Como un verdadero artista que se ha quedado sin pintura, MacGregor se dio a la fuga, dejándolos atrás. En ese momento, su cuenta de «príncipe» se fue por la borda junto con todos los sueños de sus incautos seguidores.
Un ciclo interminable de engaños
Poyais… Segunda parte
Aun así, la leyenda de Poyais no se detuvo ahí. Después de escapar a Francia, el estafador seguía teniendo la magia de convencimiento que lo caracterizaba. Los franceses también se dejaron embaucar y, como no podía ser de otra forma, MacGregor comenzó a vender pseudoproyectos de colonización en sus tierras imaginarias.
Los barcos se llenaban una vez más, esta vez con más soñadores que pensaban encontrar la fortuna. Pero la historia se repitió; las autoridades finalmente empezaron a sospechar de su rocambolesca narrativa, y MacGregor terminó encarcelado en ambos países.
El regreso a la realidad
Lo irónico es que, tras unas breves estancias en prisión, fue liberado y continuó con su vida de aventuras. Una especie de Robin Hood, pero a la inversa: robando ilusiones en lugar de riquezas. En un momento dado, hasta logró regresar a Venezuela, recibió una pensión por su «servicio militar» y pasó sus últimos días en el mismo continente que había engañado.
Reflexiones finales
La historia de Gregor MacGregor puede sonar a una fábula moderna, una mezcla de locura y brillantez.

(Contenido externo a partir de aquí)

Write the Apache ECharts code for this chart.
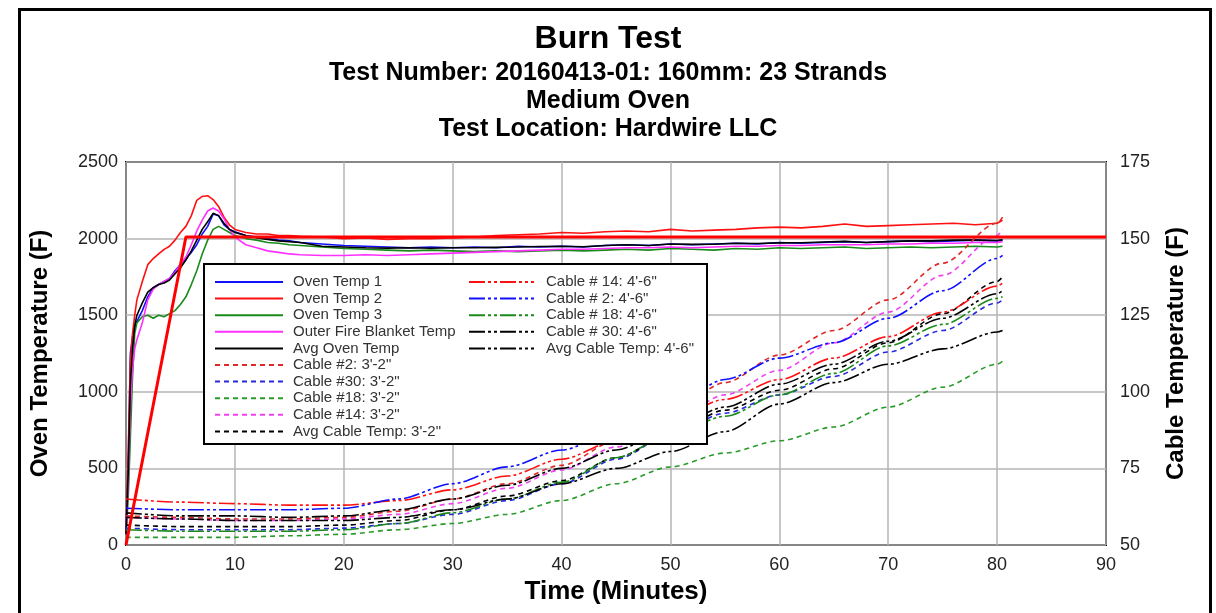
<!DOCTYPE html>
<html>
<head>
<meta charset="utf-8">
<title>Burn Test</title>
<script src="https://cdn.jsdelivr.net/npm/echarts@6.0.0/dist/echarts.min.js"></script>
<style>
  html, body { margin: 0; padding: 0; background: #fff; }
  #myChart { width: 1216px; height: 613px; }
</style>
</head>
<body>
<div id="myChart"></div>
<script>
// oven thermocouples (left axis, deg F), sampled in minutes
const ovenTime = [0, 0.2, 0.4, 0.6, 0.8, 1, 1.5, 2, 2.5, 3, 3.5, 4, 4.5, 5, 5.5, 6, 6.5, 7, 7.5, 8, 8.5, 9, 9.5, 10,
  11, 12, 13, 14, 15, 16, 18, 20, 22, 24, 26, 28, 30, 32, 34, 36, 38, 40, 42, 44, 46, 48, 50, 52, 54, 56, 58, 60,
  62, 64, 66, 68, 70, 72, 74, 76, 78, 80, 80.5]
const ovenTemp1 = [70, 500, 1250, 1360, 1420, 1460, 1530, 1620, 1680, 1700, 1720, 1740, 1790, 1830, 1870, 1910, 1960, 2030, 2080, 2160, 2150, 2090, 2060, 2045,
  2020, 2010, 2000, 1990, 1985, 1975, 1965, 1955, 1950, 1945, 1940, 1945, 1940, 1945, 1940, 1950, 1945, 1950, 1945, 1955, 1960, 1955, 1965, 1960, 1965, 1970, 1965, 1975,
  1970, 1975, 1980, 1975, 1980, 1985, 1980, 1985, 1990, 1985, 1990]
const ovenTemp2 = [70, 600, 1200, 1380, 1500, 1600, 1720, 1830, 1870, 1900, 1930, 1950, 1990, 2040, 2080, 2150, 2250, 2275, 2280, 2255, 2210, 2140, 2090, 2060,
  2040, 2030, 2030, 2020, 2020, 2015, 2010, 2000, 2005, 1995, 2000, 2000, 2005, 2010, 2020, 2025, 2030, 2040, 2035, 2045, 2050, 2045, 2060, 2050, 2055, 2060, 2070, 2075,
  2070, 2080, 2095, 2080, 2085, 2090, 2095, 2100, 2090, 2100, 2120]
const ovenTemp3 = [70, 300, 700, 1100, 1380, 1450, 1490, 1500, 1480, 1500, 1490, 1510, 1530, 1570, 1620, 1700, 1790, 1900, 1990, 2060, 2080, 2060, 2040, 2020,
  2000, 1990, 1975, 1970, 1960, 1955, 1945, 1935, 1930, 1925, 1920, 1925, 1920, 1915, 1920, 1915, 1920, 1925, 1920, 1925, 1930, 1925, 1935, 1930, 1925, 1935, 1930, 1940,
  1935, 1940, 1945, 1935, 1940, 1945, 1940, 1945, 1950, 1945, 1950]
const blanketTemp = [70, 400, 900, 1150, 1280, 1340, 1450, 1600, 1670, 1700, 1720, 1740, 1780, 1830, 1880, 1960, 2050, 2120, 2180, 2200, 2180, 2130, 2060, 2010,
  1960, 1940, 1920, 1910, 1900, 1895, 1890, 1890, 1895, 1890, 1895, 1900, 1905, 1910, 1915, 1920, 1925, 1930, 1930, 1935, 1940, 1940, 1945, 1940, 1945, 1950, 1950, 1955,
  1955, 1960, 1960, 1960, 1965, 1965, 1970, 1970, 1975, 1975, 1980]
const avgOvenTemp = [70, 470, 1050, 1280, 1430, 1500, 1580, 1650, 1680, 1700, 1710, 1730, 1770, 1810, 1860, 1920, 1990, 2060, 2110, 2165, 2150, 2100, 2060, 2040,
  2020, 2005, 1995, 1985, 1980, 1975, 1950, 1945, 1940, 1938, 1940, 1937, 1940, 1940, 1943, 1945, 1948, 1950, 1947, 1955, 1960, 1955, 1965, 1962, 1963, 1970, 1968, 1972,
  1973, 1978, 1982, 1975, 1980, 1985, 1985, 1990, 1990, 1988, 1992]

// target curve
const targetTime = [0, 5.5, 90]
const targetTemp = [0, 2010, 2010]

// cable thermocouples (right axis, deg F)
const cableTime = [0, 5, 10, 15, 20, 25, 30, 35, 40, 45, 50, 55, 60, 65, 70, 75, 80, 80.5]
const cable2_32 = [59.5, 59, 58.5, 58.5, 59, 61, 65, 70, 76, 84, 93, 103, 112, 120, 130, 142, 155, 157]
const cable30_32 = [55.5, 55, 55, 55, 55.5, 57, 60, 64.5, 70, 78, 86, 93, 99, 105, 113, 120, 129, 130]
const cable18_32 = [52.5, 52.5, 52.5, 53, 53.5, 55, 57, 60, 64.5, 70, 75.5, 80, 84, 88.5, 95, 101.5, 109, 110]
const cable14_32 = [59, 58.5, 58, 58, 58.5, 60, 63.5, 68.5, 74.5, 82, 90, 99, 107, 116, 126, 138, 151, 153]
const avgCable_32 = [56.5, 56, 56, 56, 56.5, 58, 61.5, 66, 71, 78.5, 86, 94, 100.5, 107.5, 116, 125.5, 136, 137.5]
const cable14_46 = [65, 64, 63.5, 63, 63, 64.5, 68, 72.5, 78, 84, 91, 97.5, 104, 111, 118, 126, 134.5, 135.5]
const cable2_46 = [62, 61.5, 61.5, 61.5, 62, 65, 70, 75.5, 81, 87, 95, 104, 111, 116, 124, 133, 143.5, 144.5]
const cable18_46 = [55, 54.5, 54.5, 54.5, 55, 57, 60.5, 65, 70.5, 78.5, 86, 92, 99, 106, 115, 122, 130.5, 131]
const cable30_46 = [59, 58.5, 58, 58, 58, 59, 61.5, 65, 70, 75, 80.5, 87, 96, 103, 109, 114, 119.5, 120]
const avgCable_46 = [60.5, 59.5, 59.5, 59, 59.5, 61.5, 65, 69.5, 75, 81, 88, 95, 102.5, 109, 116.5, 124, 132, 133]

const legendLeft = ['Oven Temp 1', 'Oven Temp 2', 'Oven Temp 3', 'Outer Fire Blanket Temp', 'Avg Oven Temp',
  'Cable #2: 3\'-2"', 'Cable #30: 3\'-2"', 'Cable #18: 3\'-2"', 'Cable #14: 3\'-2"', 'Avg Cable Temp: 3\'-2"']
const legendRight = ['Cable # 14: 4\'-6"', 'Cable # 2: 4\'-6"', 'Cable # 18: 4\'-6"', 'Cable # 30: 4\'-6"', 'Avg Cable Temp: 4\'-6"']

const font = 'Arial, "Liberation Sans", sans-serif'
const dotted = [5, 4]
const dashDot = [16, 3, 3, 3, 3, 3]

function pairs(xs, ys) {
  return xs.map((x, i) => [x, ys[i]])
}

function ovenLine(name, ys, color) {
  return {
    name: name, type: 'line', yAxisIndex: 0, z: 3,
    data: pairs(ovenTime, ys), symbol: 'none',
    lineStyle: { color: color, width: 1.6 }, itemStyle: { color: color }
  }
}

function cableLine(name, ys, color, dash) {
  return {
    name: name, type: 'line', yAxisIndex: 1, z: 3,
    data: pairs(cableTime, ys), symbol: 'none', smooth: 0.3, smoothMonotone: 'x',
    lineStyle: { color: color, width: 1.6, type: dash }, itemStyle: { color: color }
  }
}

let myChart = echarts.init(document.getElementById('myChart'))

// legend shared look: plain line icon, no marker
let legendBase = {
  orient: 'vertical', top: 274.5, padding: 0, z: 20,
  itemHeight: 12, itemGap: 1.6, selectedMode: false,
  itemStyle: { color: 'rgba(0,0,0,0)', opacity: 0, borderWidth: 0 }
}

let option = {
  animation: false,
  backgroundColor: '#fff',
  title: [
    {
      text: 'Burn Test', left: 'center', top: 23, padding: 0,
      textStyle: { fontFamily: font, fontSize: 32, fontWeight: 'bold', color: '#000', lineHeight: 32 }
    },
    {
      text: 'Test Number: 20160413-01: 160mm: 23 Strands\nMedium Oven\nTest Location: Hardwire LLC',
      left: 'center', top: 59, padding: 0,
      textStyle: { fontFamily: font, fontSize: 25, fontWeight: 'bold', color: '#000', lineHeight: 28 }
    }
  ],
  graphic: [
    // outer frame
    {
      type: 'rect', left: 17, top: 7, z: 1, silent: true,
      shape: { width: 1191, height: 640 },
      style: { fill: 'none', stroke: '#000', lineWidth: 3 }
    },
    // legend box
    {
      type: 'rect', left: 203, top: 263, z: 10, silent: true,
      shape: { width: 503, height: 180 },
      style: { fill: '#fff', stroke: '#000', lineWidth: 2 }
    }
  ],
  legend: [
    Object.assign({}, legendBase, {
      data: legendLeft, left: 214, itemWidth: 68,
      textStyle: { fontFamily: font, fontSize: 15, color: '#333', padding: [0, 0, 0, 5] }
    }),
    Object.assign({}, legendBase, {
      data: legendRight, left: 468, itemWidth: 65,
      textStyle: { fontFamily: font, fontSize: 15, color: '#333', padding: [0, 0, 0, 7] }
    })
  ],
  grid: {
    left: 126, top: 162, width: 980, height: 383,
    show: true, borderColor: '#000', borderWidth: 2, backgroundColor: '#fff',
    containLabel: false
  },
  xAxis: {
    type: 'value', min: 0, max: 90, interval: 10,
    name: 'Time (Minutes)', nameLocation: 'middle', nameGap: 30,
    nameTextStyle: { fontFamily: font, fontSize: 26, fontWeight: 'bold', color: '#000' },
    axisLine: { show: false }, axisTick: { show: false },
    axisLabel: { fontFamily: font, fontSize: 18, color: '#222', margin: 11, formatter: v => String(v) },
    splitLine: { show: true, lineStyle: { color: '#b4b4b4', width: 1.5 } }
  },
  yAxis: [
    {
      type: 'value', min: 0, max: 2500, interval: 500, position: 'left',
      name: 'Oven Temperature (F)', nameLocation: 'middle', nameGap: 74,
      nameTextStyle: { fontFamily: font, fontSize: 24, fontWeight: 'bold', color: '#000' },
      axisLine: { show: false }, axisTick: { show: false },
      axisLabel: { fontFamily: font, fontSize: 18, color: '#222', margin: 8, formatter: v => String(v) },
      splitLine: { show: true, lineStyle: { color: '#b4b4b4', width: 1.5 } }
    },
    {
      type: 'value', min: 50, max: 175, interval: 25, position: 'right',
      name: 'Cable Temperature (F)', nameLocation: 'middle', nameGap: 58,
      nameTextStyle: { fontFamily: font, fontSize: 24, fontWeight: 'bold', color: '#000' },
      axisLine: { show: false }, axisTick: { show: false },
      axisLabel: { fontFamily: font, fontSize: 18, color: '#222', margin: 14, formatter: v => String(v) },
      splitLine: { show: false }
    }
  ],
  series: [
    ovenLine('Oven Temp 1', ovenTemp1, '#1010ff'),
    ovenLine('Oven Temp 2', ovenTemp2, '#ff1010'),
    ovenLine('Oven Temp 3', ovenTemp3, '#1a8a1a'),
    ovenLine('Outer Fire Blanket Temp', blanketTemp, '#ff30ff'),
    ovenLine('Avg Oven Temp', avgOvenTemp, '#000'),
    cableLine('Cable #2: 3\'-2"', cable2_32, '#e02828', dotted),
    cableLine('Cable #30: 3\'-2"', cable30_32, '#2828e0', dotted),
    cableLine('Cable #18: 3\'-2"', cable18_32, '#2a9a2a', dotted),
    cableLine('Cable #14: 3\'-2"', cable14_32, '#f040f0', dotted),
    cableLine('Avg Cable Temp: 3\'-2"', avgCable_32, '#000', dotted),
    cableLine('Cable # 14: 4\'-6"', cable14_46, '#ff1010', dashDot),
    cableLine('Cable # 2: 4\'-6"', cable2_46, '#1010ff', dashDot),
    cableLine('Cable # 18: 4\'-6"', cable18_46, '#1a8a1a', dashDot),
    cableLine('Cable # 30: 4\'-6"', cable30_46, '#000', dashDot),
    cableLine('Avg Cable Temp: 4\'-6"', avgCable_46, '#000', dashDot),
    {
      name: 'Target', type: 'line', yAxisIndex: 0, z: 4,
      data: pairs(targetTime, targetTemp), symbol: 'none',
      lineStyle: { color: '#ff0000', width: 3 }
    }
  ]
}

myChart.setOption(option)
</script>
</body>
</html>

Pero, ¿qué podemos aprender de esto? En ella hay un eco de nuestra propia desesperación por buscar algo mejor, por encontrar ese «país prometido» que todos queremos. Nos recuerda que ser cínicos a veces puede ser una sabiduría disfrazada.
Además, en tiempos donde todos parece que quieren venderte un pedazo de cielo, nunca está de más recordar que lo que brilla no siempre es oro. Y si alguna vez te ofrecen una isla en el Caribe por un precio muy por debajo del mercado, ¡ten cuidado! Podría ser Poyais.
Y así como Gregor MacGregor encontró un modo de sobrevivir en un mundo que no siempre es compasivo, tú también puedes hacerlo. La historia de MacGregor no solo es una advertencia, sino un recordatorio de que, a veces, la imaginación puede ser más poderosa (y peligrosa) que la realidad. ¿Te atreverías a ser el príncipe de tu propio reino, aunque solo sea en tu mente?